* What you need to do *
Return, exactly as written, the lines that start at the one holding "Reproduce this chart" and end at the one holding "width=0.44, legend=False, ax=ax, saturation=1, zorder=3)", with both of those lines kept. Skip any pictures.

============================================================

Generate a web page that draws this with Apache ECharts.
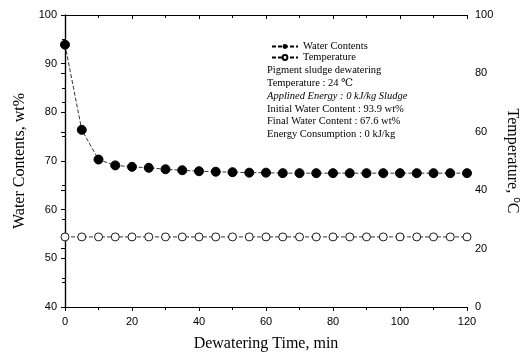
<!DOCTYPE html>
<html><head><meta charset="utf-8">
<script src="https://cdn.jsdelivr.net/npm/echarts@6/dist/echarts.min.js"></script>
<style>html,body{margin:0;padding:0;background:#fff}#c{width:525px;height:357px}</style>
</head><body><div id="c"></div>
<script>
var times = [0,5,10,15,20,25,30,35,40,45,50,55,60,65,70,75,80,85,90,95,100,105,110,115,120];
var waterContents = [93.9,76.4,70.3,69.1,68.8,68.6,68.3,68.1,67.9,67.8,67.7,67.6,67.6,67.5,67.5,67.5,67.5,67.5,67.5,67.5,67.5,67.5,67.5,67.5,67.5];
var temperature = [24,24,24,24,24,24,24,24,24,24,24,24,24,24,24,24,24,24,24,24,24,24,24,24,24];
var notes = ["Pigment sludge dewatering","Temperature : 24 \u2103","Applined Energy : 0 kJ/kg Sludge","Initial Water Content : 93.9 wt%","Final Water Content : 67.6 wt%","Energy Consumption : 0 kJ/kg"];

var chart = echarts.init(document.getElementById('c'));
var serif = '"Liberation Serif", "DejaVu Serif", serif';
var sans = '"Liberation Sans", Arial, sans-serif';
var axisLine = {show:true, lineStyle:{color:'#000', width:1.2}};
var graphics = notes.map(function(t,i){
  return {type:'text', left:267, top:65+i*12.8, style:{text:t, font:(i===2?'italic ':'')+'10.5px '+serif, fill:'#000'}};
});
chart.setOption({
  animation:false,
  grid:{left:65, right:58, top:15, bottom:50, containLabel:false, outerBoundsMode:'none'},
  legend:{
    orient:'vertical', left:266, top:36, itemGap:0, itemWidth:26, itemHeight:6,
    textStyle:{fontFamily:serif, fontSize:10.5, color:'#000'},
    data:['Water Contents','Temperature']
  },
  graphic: graphics,
  xAxis:[{
    type:'value', min:0, max:120, interval:20, position:'bottom',
    name:'Dewatering Time, min', nameLocation:'middle', nameGap:29,
    nameTextStyle:{fontFamily:serif, fontSize:16, color:'#000'},
    axisLine:axisLine, axisTick:{show:true, inside:false, length:4, lineStyle:{color:'#000'}},
    minorTick:{show:true, splitNumber:2, length:3, lineStyle:{color:'#000'}},
    axisLabel:{fontFamily:sans, fontSize:11, color:'#000', margin:9},
    splitLine:{show:false}
  },{
    type:'value', min:0, max:120, interval:20, position:'top',
    axisLine:axisLine, axisTick:{show:true, inside:true, length:4, lineStyle:{color:'#000'}},
    minorTick:{show:true, splitNumber:2, length:3, lineStyle:{color:'#000'}},
    axisLabel:{show:false}, splitLine:{show:false}
  }],
  yAxis:[{
    type:'value', min:40, max:100, interval:10, position:'left',
    name:'Water Contents, wt%', nameLocation:'middle', nameGap:36, nameRotate:90,
    nameTextStyle:{fontFamily:serif, fontSize:16, color:'#000'},
    axisLine:axisLine, axisTick:{show:true, inside:false, length:4, lineStyle:{color:'#000'}},
    minorTick:{show:true, splitNumber:2, length:3, lineStyle:{color:'#000'}},
    axisLabel:{fontFamily:sans, fontSize:11, color:'#000', margin:8},
    splitLine:{show:false}
  },{
    type:'value', min:0, max:100, interval:20, position:'right',
    name:'Temperature, {sup|o}C', nameLocation:'middle', nameGap:34, nameRotate:-90,
    nameTextStyle:{fontFamily:serif, fontSize:16, color:'#000',
      rich:{sup:{fontFamily:sans, fontSize:10, color:'#000', verticalAlign:'top', padding:[0,0,8,0]}}},
    axisLine:axisLine, axisTick:{show:true, inside:true, length:4, lineStyle:{color:'#000'}},
    minorTick:{show:true, splitNumber:2, length:3, lineStyle:{color:'#000'}},
    axisLabel:{fontFamily:sans, fontSize:11, color:'#000', margin:8},
    splitLine:{show:false}
  }],
  series:[{
    name:'Water Contents', type:'line', xAxisIndex:0, yAxisIndex:0,
    data: times.map(function(t,i){return [t, waterContents[i]];}),
    symbol:'circle', symbolSize:9,
    itemStyle:{color:'#000', borderColor:'#000'},
    lineStyle:{color:'#000', width:0.8, type:[4,2]}, clip:false, z:3
  },{
    name:'Temperature', type:'line', xAxisIndex:0, yAxisIndex:1,
    data: times.map(function(t,i){return [t, temperature[i]];}),
    symbol:'circle', symbolSize:8,
    itemStyle:{color:'#fff', borderColor:'#000', borderWidth:0.9},
    lineStyle:{color:'#000', width:0.8, type:[4,2]}, clip:false, z:3
  }]
});
</script>
</body></html>
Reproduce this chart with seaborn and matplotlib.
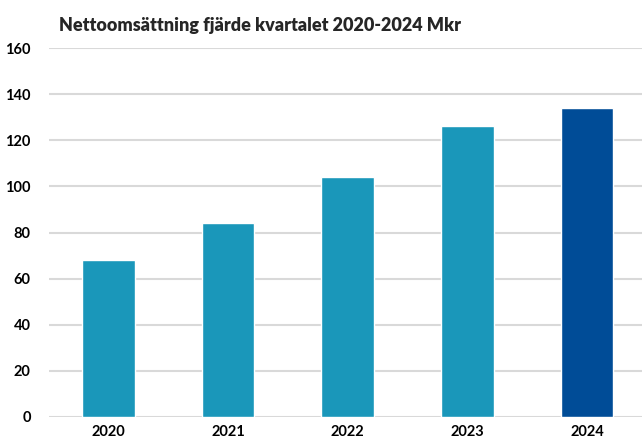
import matplotlib
matplotlib.use("Agg")
import matplotlib.pyplot as plt
import seaborn as sns
import pandas as pd

# Data
years = ["2020", "2021", "2022", "2023", "2024"]
sales = [68, 84, 104, 126, 134]
bar_colors = ["#1A97BA", "#1A97BA", "#1A97BA", "#1A97BA", "#004C97"]
y_ticks = [0, 20, 40, 60, 80, 100, 120, 140, 160]

sns.set_style("white")
plt.rcParams['font.family'] = ['Lato', 'DejaVu Sans']

df = pd.DataFrame({"year": years, "sales": sales})

W, H = 642, 445
fig = plt.figure(figsize=(W / 100, H / 100), dpi=100)
ax = fig.add_axes([48.7 / W, 28 / H, (W - 48.7) / W, 369 / H])

sns.barplot(data=df, x="year", y="sales", hue="year", palette=bar_colors,
            width=0.44, legend=False, ax=ax, saturation=1, zorder=3)

ax.set_ylim(0, 160)
ax.set_xlim(-0.5, 4.46)
ax.set_yticks(y_ticks)
ax.yaxis.grid(True, color="#D9D9D9", linewidth=1.5, zorder=0)
ax.set_axisbelow(True)
for s in ax.spines.values():
    s.set_visible(False)
ax.tick_params(axis="both", length=0, labelsize=10.5, colors="black")
ax.tick_params(axis="y", pad=13)
ax.tick_params(axis="x", pad=6)
for lab in ax.get_xticklabels() + ax.get_yticklabels():
    lab.set_fontweight("bold")
ax.set_xlabel("")
ax.set_ylabel("")

fig.text(260 / W, 1 - 26 / H, "Nettoomsättning fjärde kvartalet 2020-2024 Mkr",
         ha="center", va="center", fontsize=13, fontweight="heavy")

fig.savefig("out.png", dpi=100)
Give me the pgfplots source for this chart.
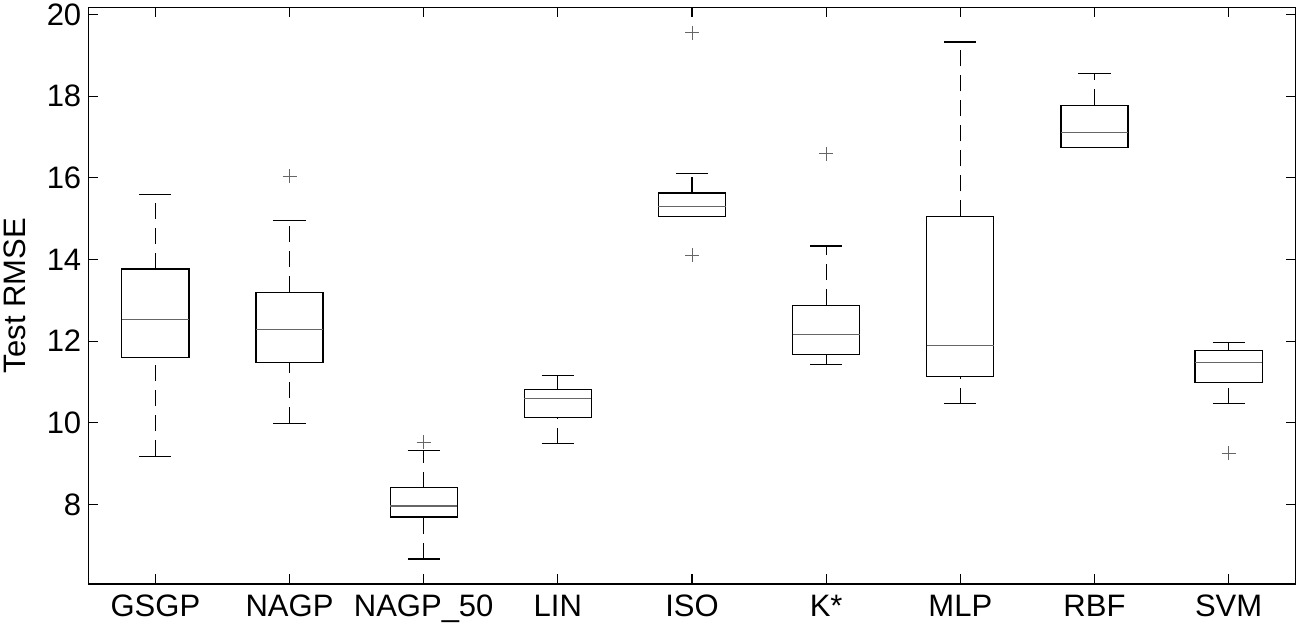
\documentclass[border=0pt]{standalone}
\usepackage{fontspec}
\setmainfont{Liberation Sans}
\usepackage{pgfplots}
\pgfplotsset{compat=1.18}
\usepgfplotslibrary{statistics}

\pgfplotsset{
  mbox/.style={
    black, line width=0.6pt, solid,
    mark=+, mark size=3.5pt,
    mark options={draw=black!60, line width=0.45pt, solid},
    boxplot/draw direction=y,
    boxplot/box extend=0.5,
    boxplot/whisker extend=0.24,
    boxplot/every median/.style={draw=black!60},
    boxplot/draw/lower whisker/.code={%
      \draw[dash pattern=on 8pt off 4.5pt]
        (boxplot cs:\pgfplotsboxplotvalue{lower whisker})
        -- (boxplot cs:\pgfplotsboxplotvalue{lower quartile});
      \draw (boxplot whisker cs:\pgfplotsboxplotvalue{lower whisker},0)
        -- (boxplot whisker cs:\pgfplotsboxplotvalue{lower whisker},1);
    },
    boxplot/draw/upper whisker/.code={%
      \draw[dash pattern=on 8pt off 4.5pt]
        (boxplot cs:\pgfplotsboxplotvalue{upper quartile})
        -- (boxplot cs:\pgfplotsboxplotvalue{upper whisker});
      \draw (boxplot whisker cs:\pgfplotsboxplotvalue{upper whisker},0)
        -- (boxplot whisker cs:\pgfplotsboxplotvalue{upper whisker},1);
    },
  },
}

\begin{document}
\begin{tikzpicture}
\begin{axis}[
  name=ax,
  scale only axis,
  width=603.7pt, height=288.35pt,
  xmin=0.5, xmax=9.5,
  ymin=6.05, ymax=20.18,
  xtick={1,...,9},
  xticklabels={GSGP,NAGP,NAGP\_50,LIN,ISO,K*,MLP,RBF,SVM},
  ytick={8,10,...,20},
  tick align=inside,
  major tick length=5pt,
  xtick pos=both, ytick pos=both,
  axis line style={line width=0.6pt},
  every tick/.style={black, line width=0.6pt},
  /pgf/number format/assume math mode=true,
  tick label style={font=\fontsize{15.5}{18}\selectfont},
  xticklabel style={yshift=-2pt},
  ylabel={Test RMSE},
  every axis y label/.style={at={([xshift=-36.6pt]rel axis cs:0,0.5)},
    anchor=center, rotate=90, font=\fontsize{15.5}{18}\selectfont},
]
% GSGP
\addplot[mbox, boxplot prepared={draw position=1,
  lower whisker=9.18, lower quartile=11.59, median=12.54,
  upper quartile=13.77, upper whisker=15.60}] coordinates {};
% NAGP
\addplot[mbox, boxplot prepared={draw position=2,
  lower whisker=9.99, lower quartile=11.48, median=12.28,
  upper quartile=13.20, upper whisker=14.95}]
  table[row sep=\\, y index=0] {data\\ 16.04\\};
% NAGP_50
\addplot[mbox, boxplot prepared={draw position=3,
  lower whisker=6.66, lower quartile=7.69, median=7.96,
  upper quartile=8.41, upper whisker=9.33}]
  table[row sep=\\, y index=0] {data\\ 9.53\\};
% LIN
\addplot[mbox, boxplot prepared={draw position=4,
  lower whisker=9.49, lower quartile=10.13, median=10.59,
  upper quartile=10.82, upper whisker=11.16}] coordinates {};
% ISO
\addplot[mbox, boxplot prepared={draw position=5,
  lower whisker=15.06, lower quartile=15.06, median=15.29,
  upper quartile=15.63, upper whisker=16.10}]
  table[row sep=\\, y index=0] {data\\ 19.56\\ 14.11\\};
% K*
\addplot[mbox, boxplot prepared={draw position=6,
  lower whisker=11.43, lower quartile=11.67, median=12.16,
  upper quartile=12.88, upper whisker=14.33}]
  table[row sep=\\, y index=0] {data\\ 16.59\\};
% MLP
\addplot[mbox, boxplot prepared={draw position=7,
  lower whisker=10.47, lower quartile=11.13, median=11.90,
  upper quartile=15.06, upper whisker=19.33}] coordinates {};
% RBF
\addplot[mbox, boxplot prepared={draw position=8,
  lower whisker=16.74, lower quartile=16.74, median=17.12,
  upper quartile=17.78, upper whisker=18.55}] coordinates {};
% SVM
\addplot[mbox, boxplot prepared={draw position=9,
  lower whisker=10.47, lower quartile=10.98, median=11.47,
  upper quartile=11.77, upper whisker=11.96}]
  table[row sep=\\, y index=0] {data\\ 9.26\\};
\end{axis}
\pgfresetboundingbox
\path[use as bounding box] ([xshift=-44.15pt,yshift=-23pt]ax.south west)
  rectangle ([xshift=1.65pt,yshift=3.65pt]ax.north east);
\end{tikzpicture}
\end{document}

============================================================

* Solution below *
Reproduce this chart with seaborn and matplotlib.
import matplotlib
matplotlib.use("Agg")
import matplotlib.pyplot as plt
import seaborn as sns
import pandas as pd

# Data
years = ["2020", "2021", "2022", "2023", "2024"]
sales = [68, 84, 104, 126, 134]
bar_colors = ["#1A97BA", "#1A97BA", "#1A97BA", "#1A97BA", "#004C97"]
y_ticks = [0, 20, 40, 60, 80, 100, 120, 140, 160]

sns.set_style("white")
plt.rcParams['font.family'] = ['Lato', 'DejaVu Sans']

df = pd.DataFrame({"year": years, "sales": sales})

W, H = 642, 445
fig = plt.figure(figsize=(W / 100, H / 100), dpi=100)
ax = fig.add_axes([48.7 / W, 28 / H, (W - 48.7) / W, 369 / H])

sns.barplot(data=df, x="year", y="sales", hue="year", palette=bar_colors,
            width=0.44, legend=False, ax=ax, saturation=1, zorder=3)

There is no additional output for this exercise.